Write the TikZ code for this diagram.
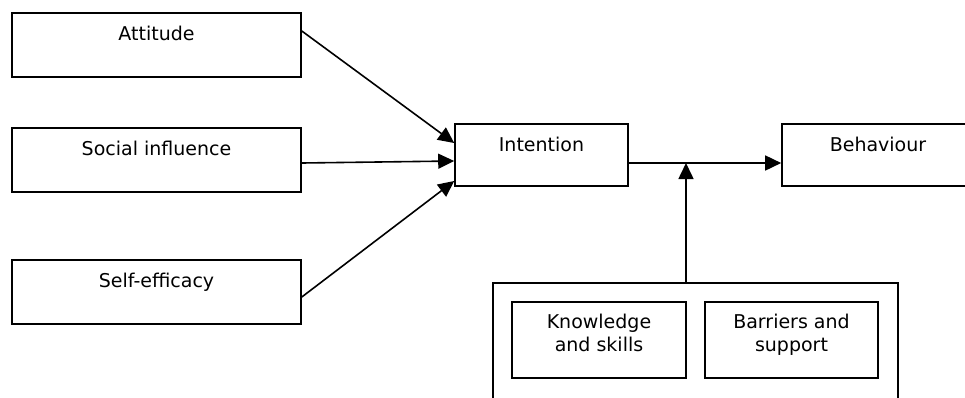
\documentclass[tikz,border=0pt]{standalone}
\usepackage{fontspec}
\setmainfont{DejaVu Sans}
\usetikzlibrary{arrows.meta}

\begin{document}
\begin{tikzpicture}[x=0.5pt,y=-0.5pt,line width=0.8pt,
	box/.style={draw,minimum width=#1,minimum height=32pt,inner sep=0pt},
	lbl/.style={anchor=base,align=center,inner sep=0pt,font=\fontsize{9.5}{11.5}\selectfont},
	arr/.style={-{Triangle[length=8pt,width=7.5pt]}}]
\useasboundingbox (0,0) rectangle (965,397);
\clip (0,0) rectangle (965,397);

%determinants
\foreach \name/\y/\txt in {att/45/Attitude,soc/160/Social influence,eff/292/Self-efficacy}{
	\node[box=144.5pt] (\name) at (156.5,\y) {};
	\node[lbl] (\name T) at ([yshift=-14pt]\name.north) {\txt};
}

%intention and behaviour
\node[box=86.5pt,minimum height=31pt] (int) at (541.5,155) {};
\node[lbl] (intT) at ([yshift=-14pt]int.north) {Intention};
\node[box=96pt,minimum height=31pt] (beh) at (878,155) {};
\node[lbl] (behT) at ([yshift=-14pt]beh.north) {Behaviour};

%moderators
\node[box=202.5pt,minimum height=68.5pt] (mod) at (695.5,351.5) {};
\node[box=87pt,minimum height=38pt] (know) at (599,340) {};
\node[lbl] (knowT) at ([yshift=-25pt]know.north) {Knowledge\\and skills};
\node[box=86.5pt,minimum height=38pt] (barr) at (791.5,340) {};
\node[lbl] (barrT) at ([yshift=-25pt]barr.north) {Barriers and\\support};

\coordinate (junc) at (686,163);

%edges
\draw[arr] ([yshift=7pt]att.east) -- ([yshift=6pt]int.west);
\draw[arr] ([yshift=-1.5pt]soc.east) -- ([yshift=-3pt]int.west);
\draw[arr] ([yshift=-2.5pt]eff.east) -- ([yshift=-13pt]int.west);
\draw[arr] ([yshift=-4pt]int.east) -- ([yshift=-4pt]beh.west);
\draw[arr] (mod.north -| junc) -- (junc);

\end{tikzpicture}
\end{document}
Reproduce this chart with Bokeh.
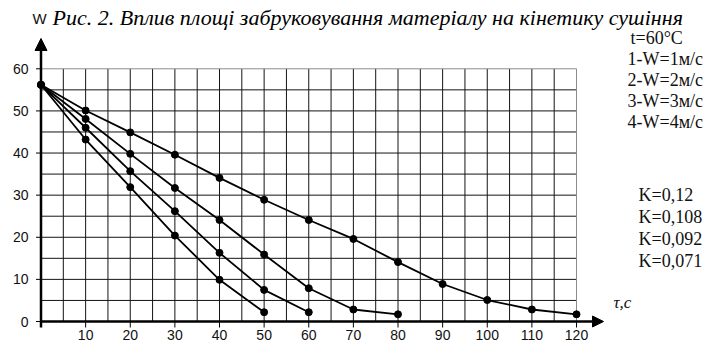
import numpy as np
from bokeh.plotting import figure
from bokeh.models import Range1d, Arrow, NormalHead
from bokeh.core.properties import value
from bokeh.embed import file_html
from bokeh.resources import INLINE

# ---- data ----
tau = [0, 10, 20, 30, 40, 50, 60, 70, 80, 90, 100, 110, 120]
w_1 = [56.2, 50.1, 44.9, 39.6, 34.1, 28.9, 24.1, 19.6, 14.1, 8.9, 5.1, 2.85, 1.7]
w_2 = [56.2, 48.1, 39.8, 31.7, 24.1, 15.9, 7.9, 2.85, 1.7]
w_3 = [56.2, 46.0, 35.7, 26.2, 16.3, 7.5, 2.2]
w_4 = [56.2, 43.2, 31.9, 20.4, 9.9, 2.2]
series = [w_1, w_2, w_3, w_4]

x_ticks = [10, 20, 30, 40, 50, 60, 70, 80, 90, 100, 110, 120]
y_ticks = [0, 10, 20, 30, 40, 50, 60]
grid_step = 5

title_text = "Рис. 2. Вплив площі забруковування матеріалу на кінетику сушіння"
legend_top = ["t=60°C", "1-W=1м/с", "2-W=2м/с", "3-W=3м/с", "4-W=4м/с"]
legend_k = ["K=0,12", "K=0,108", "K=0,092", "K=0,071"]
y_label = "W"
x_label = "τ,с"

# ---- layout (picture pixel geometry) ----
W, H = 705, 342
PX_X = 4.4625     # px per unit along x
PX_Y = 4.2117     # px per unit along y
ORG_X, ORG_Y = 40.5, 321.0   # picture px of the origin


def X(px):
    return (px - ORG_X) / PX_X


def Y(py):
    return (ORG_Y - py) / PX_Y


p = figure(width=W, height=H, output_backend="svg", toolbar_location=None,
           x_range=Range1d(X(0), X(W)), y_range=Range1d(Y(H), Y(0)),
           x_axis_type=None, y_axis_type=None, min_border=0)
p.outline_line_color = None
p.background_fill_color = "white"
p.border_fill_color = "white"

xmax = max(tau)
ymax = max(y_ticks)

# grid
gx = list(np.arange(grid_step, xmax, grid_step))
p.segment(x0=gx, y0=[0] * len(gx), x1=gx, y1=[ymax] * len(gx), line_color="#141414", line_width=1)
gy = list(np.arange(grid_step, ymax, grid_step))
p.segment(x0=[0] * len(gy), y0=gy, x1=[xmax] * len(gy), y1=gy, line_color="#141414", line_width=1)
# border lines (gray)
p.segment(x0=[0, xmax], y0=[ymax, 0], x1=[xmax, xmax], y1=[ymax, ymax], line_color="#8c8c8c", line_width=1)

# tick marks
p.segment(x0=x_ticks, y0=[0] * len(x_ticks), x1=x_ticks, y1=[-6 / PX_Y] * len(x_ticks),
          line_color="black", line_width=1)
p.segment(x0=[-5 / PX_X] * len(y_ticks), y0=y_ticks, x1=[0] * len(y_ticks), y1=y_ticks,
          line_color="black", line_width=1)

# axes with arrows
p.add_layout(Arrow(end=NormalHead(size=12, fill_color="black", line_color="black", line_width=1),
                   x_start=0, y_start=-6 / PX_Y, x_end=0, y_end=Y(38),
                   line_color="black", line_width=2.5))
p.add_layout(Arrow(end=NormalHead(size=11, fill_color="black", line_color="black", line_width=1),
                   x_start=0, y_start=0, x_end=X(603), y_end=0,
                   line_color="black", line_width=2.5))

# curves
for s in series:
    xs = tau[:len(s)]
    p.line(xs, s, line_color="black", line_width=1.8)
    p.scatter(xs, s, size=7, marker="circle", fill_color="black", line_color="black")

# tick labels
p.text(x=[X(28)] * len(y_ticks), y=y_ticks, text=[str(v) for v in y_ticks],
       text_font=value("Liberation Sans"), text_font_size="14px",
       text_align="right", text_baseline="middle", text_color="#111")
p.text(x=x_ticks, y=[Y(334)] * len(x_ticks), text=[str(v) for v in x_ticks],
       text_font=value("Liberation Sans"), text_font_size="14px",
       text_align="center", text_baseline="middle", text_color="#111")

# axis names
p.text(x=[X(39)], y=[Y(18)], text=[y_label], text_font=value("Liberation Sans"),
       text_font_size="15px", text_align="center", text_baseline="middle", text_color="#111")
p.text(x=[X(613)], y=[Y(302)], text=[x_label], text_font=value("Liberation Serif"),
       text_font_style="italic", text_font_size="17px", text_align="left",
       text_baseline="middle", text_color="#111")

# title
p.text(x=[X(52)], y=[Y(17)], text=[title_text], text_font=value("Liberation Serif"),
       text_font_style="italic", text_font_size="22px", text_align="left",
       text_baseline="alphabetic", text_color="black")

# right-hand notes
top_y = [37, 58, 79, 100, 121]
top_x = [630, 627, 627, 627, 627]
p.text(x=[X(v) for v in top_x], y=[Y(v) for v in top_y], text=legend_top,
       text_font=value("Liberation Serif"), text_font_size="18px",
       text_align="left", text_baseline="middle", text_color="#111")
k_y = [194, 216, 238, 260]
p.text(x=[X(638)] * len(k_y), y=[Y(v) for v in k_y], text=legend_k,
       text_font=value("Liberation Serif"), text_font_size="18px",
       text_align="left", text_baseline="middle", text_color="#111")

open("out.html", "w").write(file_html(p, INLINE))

# Task brief:
Omit the images and transcribe all of the records above word for word.

# Final answer:
Write the TikZ code for this diagram.
\documentclass[tikz,border=0pt]{standalone}
\usepackage{fontspec}
\setmainfont{DejaVu Sans}
\usetikzlibrary{arrows.meta}

\begin{document}
\begin{tikzpicture}[x=0.5pt,y=-0.5pt,line width=0.8pt,
	box/.style={draw,minimum width=#1,minimum height=32pt,inner sep=0pt},
	lbl/.style={anchor=base,align=center,inner sep=0pt,font=\fontsize{9.5}{11.5}\selectfont},
	arr/.style={-{Triangle[length=8pt,width=7.5pt]}}]
\useasboundingbox (0,0) rectangle (965,397);
\clip (0,0) rectangle (965,397);

%determinants
\foreach \name/\y/\txt in {att/45/Attitude,soc/160/Social influence,eff/292/Self-efficacy}{
	\node[box=144.5pt] (\name) at (156.5,\y) {};
	\node[lbl] (\name T) at ([yshift=-14pt]\name.north) {\txt};
}

%intention and behaviour
\node[box=86.5pt,minimum height=31pt] (int) at (541.5,155) {};
\node[lbl] (intT) at ([yshift=-14pt]int.north) {Intention};
\node[box=96pt,minimum height=31pt] (beh) at (878,155) {};
\node[lbl] (behT) at ([yshift=-14pt]beh.north) {Behaviour};

%moderators
\node[box=202.5pt,minimum height=68.5pt] (mod) at (695.5,351.5) {};
\node[box=87pt,minimum height=38pt] (know) at (599,340) {};
\node[lbl] (knowT) at ([yshift=-25pt]know.north) {Knowledge\\and skills};
\node[box=86.5pt,minimum height=38pt] (barr) at (791.5,340) {};
\node[lbl] (barrT) at ([yshift=-25pt]barr.north) {Barriers and\\support};

\coordinate (junc) at (686,163);

%edges
\draw[arr] ([yshift=7pt]att.east) -- ([yshift=6pt]int.west);
\draw[arr] ([yshift=-1.5pt]soc.east) -- ([yshift=-3pt]int.west);
\draw[arr] ([yshift=-2.5pt]eff.east) -- ([yshift=-13pt]int.west);
\draw[arr] ([yshift=-4pt]int.east) -- ([yshift=-4pt]beh.west);
\draw[arr] (mod.north -| junc) -- (junc);

\end{tikzpicture}
\end{document}
Reproduce this chart with Bokeh.
import numpy as np
from bokeh.plotting import figure
from bokeh.models import Range1d, Arrow, NormalHead
from bokeh.core.properties import value
from bokeh.embed import file_html
from bokeh.resources import INLINE

# ---- data ----
tau = [0, 10, 20, 30, 40, 50, 60, 70, 80, 90, 100, 110, 120]
w_1 = [56.2, 50.1, 44.9, 39.6, 34.1, 28.9, 24.1, 19.6, 14.1, 8.9, 5.1, 2.85, 1.7]
w_2 = [56.2, 48.1, 39.8, 31.7, 24.1, 15.9, 7.9, 2.85, 1.7]
w_3 = [56.2, 46.0, 35.7, 26.2, 16.3, 7.5, 2.2]
w_4 = [56.2, 43.2, 31.9, 20.4, 9.9, 2.2]
series = [w_1, w_2, w_3, w_4]

x_ticks = [10, 20, 30, 40, 50, 60, 70, 80, 90, 100, 110, 120]
y_ticks = [0, 10, 20, 30, 40, 50, 60]
grid_step = 5

title_text = "Рис. 2. Вплив площі забруковування матеріалу на кінетику сушіння"
legend_top = ["t=60°C", "1-W=1м/с", "2-W=2м/с", "3-W=3м/с", "4-W=4м/с"]
legend_k = ["K=0,12", "K=0,108", "K=0,092", "K=0,071"]
y_label = "W"
x_label = "τ,с"

# ---- layout (picture pixel geometry) ----
W, H = 705, 342
PX_X = 4.4625     # px per unit along x
PX_Y = 4.2117     # px per unit along y
ORG_X, ORG_Y = 40.5, 321.0   # picture px of the origin


def X(px):
    return (px - ORG_X) / PX_X


def Y(py):
    return (ORG_Y - py) / PX_Y


p = figure(width=W, height=H, output_backend="svg", toolbar_location=None,
           x_range=Range1d(X(0), X(W)), y_range=Range1d(Y(H), Y(0)),
           x_axis_type=None, y_axis_type=None, min_border=0)
p.outline_line_color = None
p.background_fill_color = "white"
p.border_fill_color = "white"

xmax = max(tau)
ymax = max(y_ticks)

# grid
gx = list(np.arange(grid_step, xmax, grid_step))
p.segment(x0=gx, y0=[0] * len(gx), x1=gx, y1=[ymax] * len(gx), line_color="#141414", line_width=1)
gy = list(np.arange(grid_step, ymax, grid_step))
p.segment(x0=[0] * len(gy), y0=gy, x1=[xmax] * len(gy), y1=gy, line_color="#141414", line_width=1)
# border lines (gray)
p.segment(x0=[0, xmax], y0=[ymax, 0], x1=[xmax, xmax], y1=[ymax, ymax], line_color="#8c8c8c", line_width=1)

# tick marks
p.segment(x0=x_ticks, y0=[0] * len(x_ticks), x1=x_ticks, y1=[-6 / PX_Y] * len(x_ticks),
          line_color="black", line_width=1)
p.segment(x0=[-5 / PX_X] * len(y_ticks), y0=y_ticks, x1=[0] * len(y_ticks), y1=y_ticks,
          line_color="black", line_width=1)

# axes with arrows
p.add_layout(Arrow(end=NormalHead(size=12, fill_color="black", line_color="black", line_width=1),
                   x_start=0, y_start=-6 / PX_Y, x_end=0, y_end=Y(38),
                   line_color="black", line_width=2.5))
p.add_layout(Arrow(end=NormalHead(size=11, fill_color="black", line_color="black", line_width=1),
                   x_start=0, y_start=0, x_end=X(603), y_end=0,
                   line_color="black", line_width=2.5))

# curves
for s in series:
    xs = tau[:len(s)]
    p.line(xs, s, line_color="black", line_width=1.8)
    p.scatter(xs, s, size=7, marker="circle", fill_color="black", line_color="black")

# tick labels
p.text(x=[X(28)] * len(y_ticks), y=y_ticks, text=[str(v) for v in y_ticks],
       text_font=value("Liberation Sans"), text_font_size="14px",
       text_align="right", text_baseline="middle", text_color="#111")
p.text(x=x_ticks, y=[Y(334)] * len(x_ticks), text=[str(v) for v in x_ticks],
       text_font=value("Liberation Sans"), text_font_size="14px",
       text_align="center", text_baseline="middle", text_color="#111")

# axis names
p.text(x=[X(39)], y=[Y(18)], text=[y_label], text_font=value("Liberation Sans"),
       text_font_size="15px", text_align="center", text_baseline="middle", text_color="#111")
p.text(x=[X(613)], y=[Y(302)], text=[x_label], text_font=value("Liberation Serif"),
       text_font_style="italic", text_font_size="17px", text_align="left",
       text_baseline="middle", text_color="#111")

# title
p.text(x=[X(52)], y=[Y(17)], text=[title_text], text_font=value("Liberation Serif"),
       text_font_style="italic", text_font_size="22px", text_align="left",
       text_baseline="alphabetic", text_color="black")

# right-hand notes
top_y = [37, 58, 79, 100, 121]
top_x = [630, 627, 627, 627, 627]
p.text(x=[X(v) for v in top_x], y=[Y(v) for v in top_y], text=legend_top,
       text_font=value("Liberation Serif"), text_font_size="18px",
       text_align="left", text_baseline="middle", text_color="#111")
k_y = [194, 216, 238, 260]
p.text(x=[X(638)] * len(k_y), y=[Y(v) for v in k_y], text=legend_k,
       text_font=value("Liberation Serif"), text_font_size="18px",
       text_align="left", text_baseline="middle", text_color="#111")

open("out.html", "w").write(file_html(p, INLINE))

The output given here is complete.